Regarding the report itself, Marković highlighted that it mainly focuses on court proceedings but also covers certain aspects of prosecutorial work.

He particularly noted the section concerning the efficiency of criminal proceedings, stating that state prosecutors “contribute minimally to postponing main hearings and, consequently, to delays in proceedings.”

However, he added that the report indicates the need to improve the quality of reasoning in proposals for pre-trial detention, in accordance with the practice of the European Court of Human Rights.

“This conclusion is of particular importance for the prosecution, so that the issue can be approached strategically and prosecutorial practice unified at all levels,” Marković emphasised.

He reminded that in the month of May in the previous year he issued binding instructions on urgent action in detention cases, as well as a supplement to those instructions in the middle of the previous month, highlighting the exceptional nature of detention as a coercive measure and the need to accelerate procedures in cases involving foreign nationals.

Marković indicated that the average duration of detention in cases handled by basic and higher prosecutors’ offices is 40 days, which, he said, “demonstrates efficient proceedings and confirms that the prosecution does not contribute to prolonged detention.”

“When detention is a coercive measure applied during the preliminary investigation, inquiry, or summary procedure, it is especially important for the prosecution to act efficiently, as the duration of detention largely depends on it,” Marković concluded.

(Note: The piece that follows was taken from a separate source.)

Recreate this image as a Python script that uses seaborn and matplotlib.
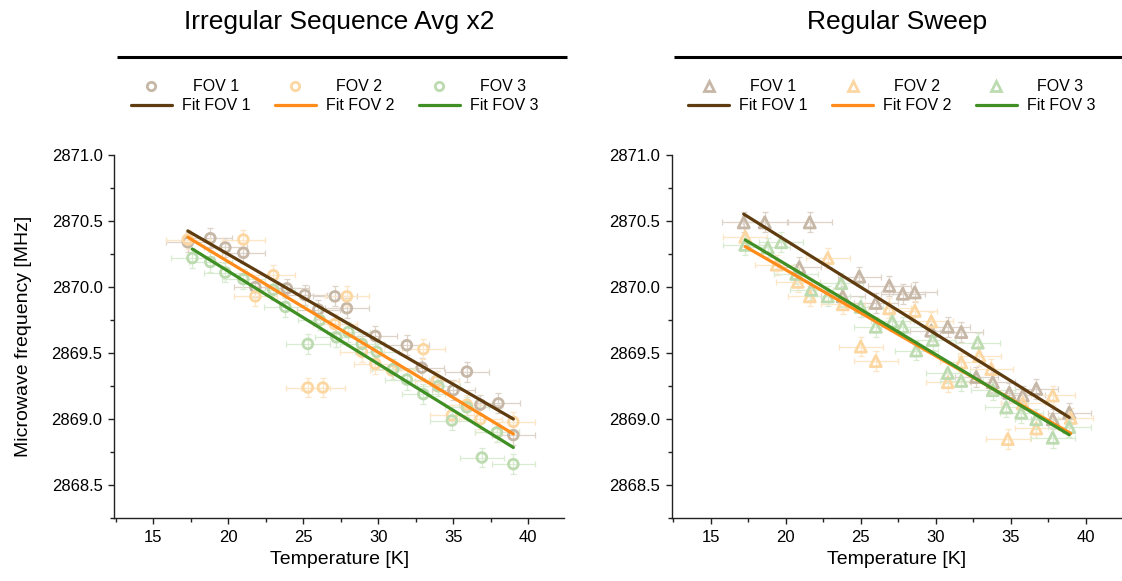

The event was organized as part of the project “Supporting EU integration of Montenegro – for independent and professional Judiciary as a key precondition!”, implemented by the Centre for Monitoring and Research (CeMI), in cooperation with the Centre for Investigative Journalism of Montenegro (CIN-CG) and the Centre for Civil Liberties (CEGAS), and financed by the European Union and co-financed by the Ministry of Public Administration of Montenegro.